4) Republican “super-PAC’s” getting in the game earlier than some might have expected. American Crossroads, the largest of these so-called “independent” operations, plans a May-June advertising push – traditionally, a time when challenger presidential campaigns find themselves underfinanced and at a serious disadvantage to a better-funded incumbent (the Obama campaign has about $80 million on hand in February; the Romney camp reported just $7.3 million).
Of those three factors, it’s the latter one – the rise and the role of “super PAC’s” – that should most concern Team Obama.

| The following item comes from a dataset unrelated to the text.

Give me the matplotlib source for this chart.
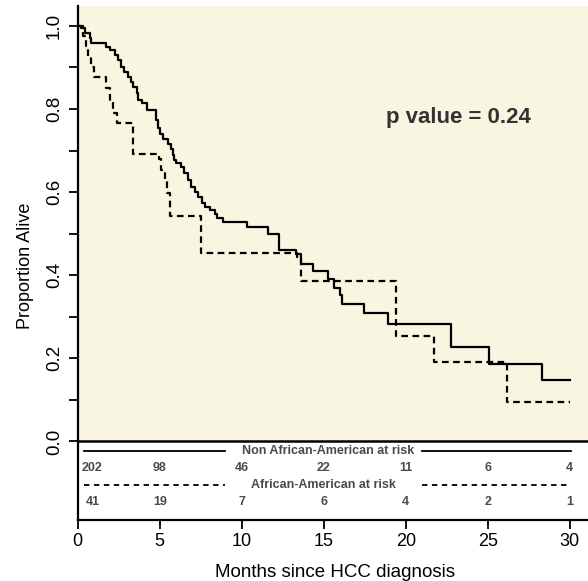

As of late February, Priorities USA, the lead pro-Obama group, had raised only $10 million – $1 million of that coming from comedian Bill Maher. But that’s an anemic cash flow. It’s only one-fourth what the pro-Romney Restore Our Future came up with in February (though $40 million of its $43 million raised went to blistering Rick Santorum and Newt Gingrich).
Simply put, the Democrats are momentarily behind in the “super PAC” game. And they have their own man to blame. At his 2010 State of the Union Address, Mr. Obama bad-mouthed the Supreme Court for its decision to lift the limit on donations of PAC’s that supposedly ran independently from campaigns, thus discouraging supporters from choosing to give to such groups; after seeing the GOP stockpile money, Obama reversed course – putting his team in a position of playing catch-up.
Team Obama could overlook the “super PAC” gap if it assumes it will blow away the GOP on the campaign/national party front (though it won’t be as dramatic as in 2008, when John McCain accepted public financing in exchange for not raising money after the national convention).
But that could be a strategic mistake, as it doesn’t take into account the biggest unknown – and biggest certainty – in this election: the Supreme Court’s ruling on Obamacare later this year, before the November election.
Consider this scenario: it’s summertime, and the Supreme Court has just issued a 5-4 decision striking down the individual mandate, taking down the rest of the healthcare law with it.
The White House’s reaction? Pretty much what you saw last week, when the President caused a stink over “judicial activism”.
Now, consider the larger universe of Democratic presidential politics: women, minorities, the victimized and oppressed real and manufactured.
The reaction won’t be as measured as Mr. Obama’s – what you’d expect from a president who once dabbled in constitutional law.
Instead, interest groups on the left will declare an assault on democracy – and, pretty much, an affront to western civilization and NPR listeners everywhere. What better time to launch a multi-million ad campaign detailing the evils of a conservative-led Court, and the November winner’s chance to choose a successor for the very liberal Ruth Bader Ginsburg, who’s hinted at a 2015 retirement? Such “comparison” advertising is the province of independent PACs, not presidential campaigns.
If you doubt that Democrats fail to see the potency of this matter, look no further than what may be the most-closely watched U.S. Senate race this fall – the contest in Massachusetts between incumbent Republican Scott Brown and Democratic challenger Elizabeth Warren.
Well before an Obamacare verdict’s been rendered, attacking conservative “judicial activism” is already underway, with Warren going after unnamed justices for wanting to make “their own political judgment.”
Warren’s campaign is locked and loaded on the issue of Obama and the courts. We won’t know until the decision if issued if the Democrats’ presidential effort is as well organized.
It’s food for thought, to go along with that expensive pizza in Detroit. The Obama campaign won’t lack for money; its “super PAC” might lack the resources needed to do the dirty work necessary to get their man a second term.